Don't read the Bible by yourself. Please.

Be careful what you wish for.  You can say you want your church to read their Bibles on their own, but I can't believe how much easier it is to just skim over the stuff I don't want people to deal with and just touch on the stuff that fits my paradigm and is palatable for the everyday United States citizen.  It wasn't until we got about a week into reading the Biblica New Testament together with our church that I thought to myself, "Oh God, what have I done?  I forgot what was in this book!"

Things that I thought were clear aren't as clear as I'd hoped, and the things that I thought were very unclear are much clearer than I'd dreamt up.  Reading the Bible knowing that you're going to gather together and talk about every nook and cranny takes it to another level.  No more little Bible McNuggets for the soul, everyone wants to talk about the drastic and often dramatic twists and turns in the text!

They don't want to discuss the reasonable "asks" of God, they want to talk about what appears to be the unreasonable "asks" of God.  They don't want to flirt and flit around with the easy stuff, they want to dig past the topsoil to the hidden and hardened clay of controversy.  They want answers to the unusual claims of Christ, or the unadulterated requirements of Paul, or the culturally loaded statements of the epistles.  I literally am sweating for two hours every Tuesday night for Life Group as we talk about everything from homosexuality as nature or nurture, women in leadership/speaking in church, divorce and remarriage, the narrow gate of the Kingdom, the personality of Paul that puts them off, the gifts of the Spirit, unpardonable sin, hating your father and mother, the seeming contradictions from one page to the next (and I'm not just saying that), circumcision, the prejudice of the Jews, predestination, the after-life, God choosing us vs. us choosing God, whether people who never hear of Christ go to hell, judging people, suffering in the world, and on and on and on.

And here's the thing...it has been "bar-none" the most awesome experience for me and those I'm wrestling through the Scriptures with.  I feel like, in many ways, I've been born again "again".  I can't wait to read the next day...I almost can't wait to see what will come out of nowhere.  I feel like I'm finally understanding the personalities and subplots of the story in God's Word.

And I feel like what I'm loving isn't so much what is said, but what isn't said.  It's what inferred or assumed that strikes me.  It's what's going on behind the words that blows my mind.  It's what's left out that you would bet a million bucks is coming next....and instead of being perfectly explained, it leaves you hanging there, dangling in the story to work it out yourself.  It doesn't have great lead ins and perfect endings.  It doesn't tie up loose ends and make perfect sense all the time...it forces you to throw yourself into the story and look around.  It demands more than a casual reading, you have to climb into the Scriptures and fight through the surfacing questions.  It's really, really adventurous!  I mean it!

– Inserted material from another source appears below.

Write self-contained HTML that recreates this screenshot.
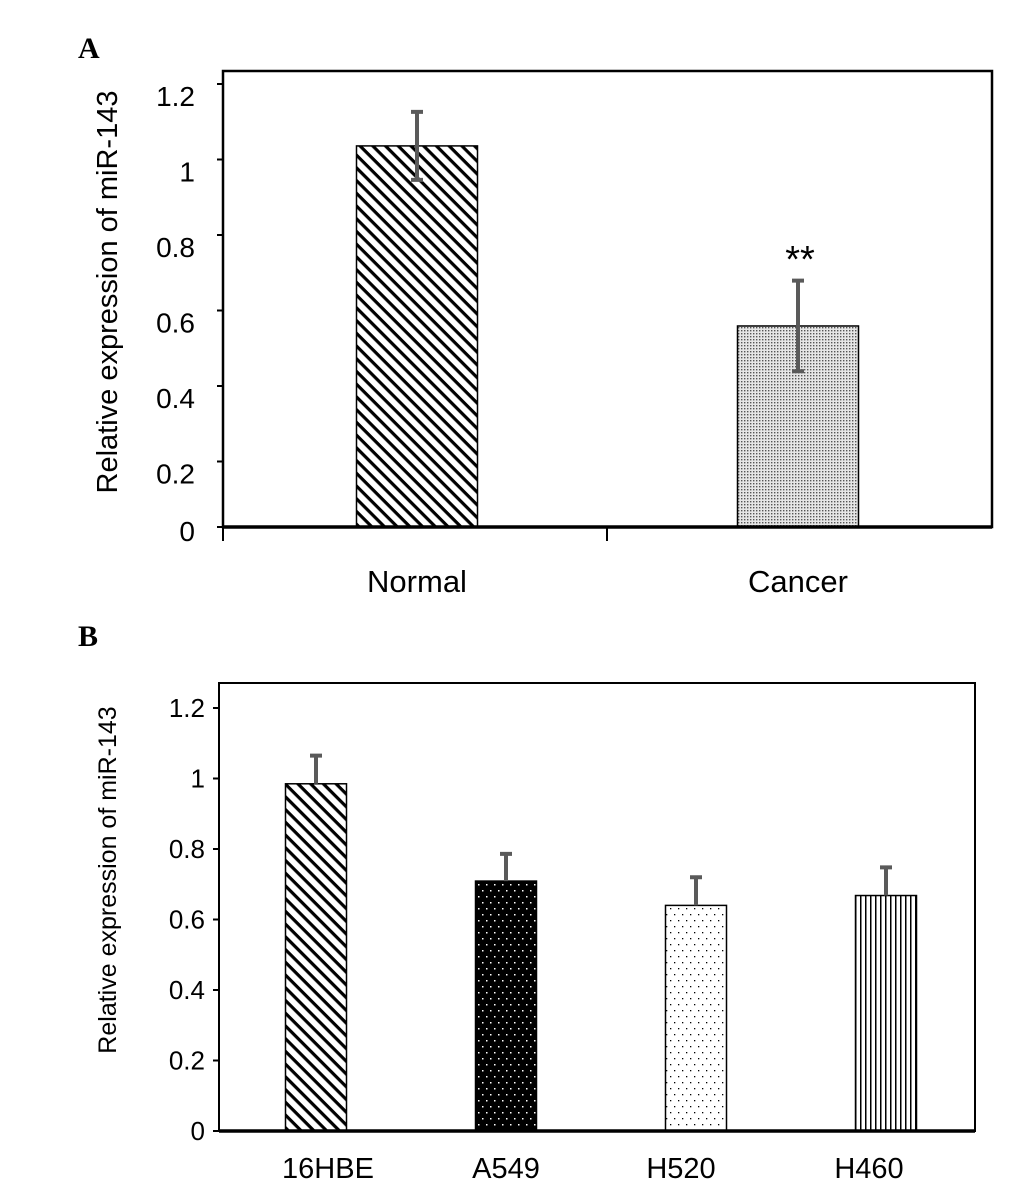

Here's the last thing I want to say.  If I was reading the Bible by myself for myself, I would not only miss 90% of what God was trying to say...most dangerously, I would misread and misrepresent a good many portions of the Bible.  There was one day of reading in I Corinthians that I could have started no less than 6 cults and 15 denominations if I would have taken things out of context and highjacked them for my subjective purposes!  Without the interpretation and explanation of community, there is very little protection from pirating, then peddling the Word of God ignorantly.

We have a phrase our group came up with: "Read the whole page."  You can't just take a line or a statement or a paragraph and make up a belief system...you have to read the whole page.  You have to understand everything within the framework of its original intent, not just its original content.  This is huge!  But reading the whole page is only just the start...you have to read the whole book to really get what's going on with God and the world of mice and men.

I have snorkeled through the Scriptures with people, but I feel like we are scuba-diving this go around.  And you wouldn't believe what things look like 20,000 leagues under the sea in comparison to the corral reef safe along the shoreline.  Stunning.  Simply stunning, I tell you.

The name of the Bible we're reading is called "Biblica"...you have to check it out and read it with some friends.  You won't need your highlighter for this read through the Scriptures, you'll need your hardhat.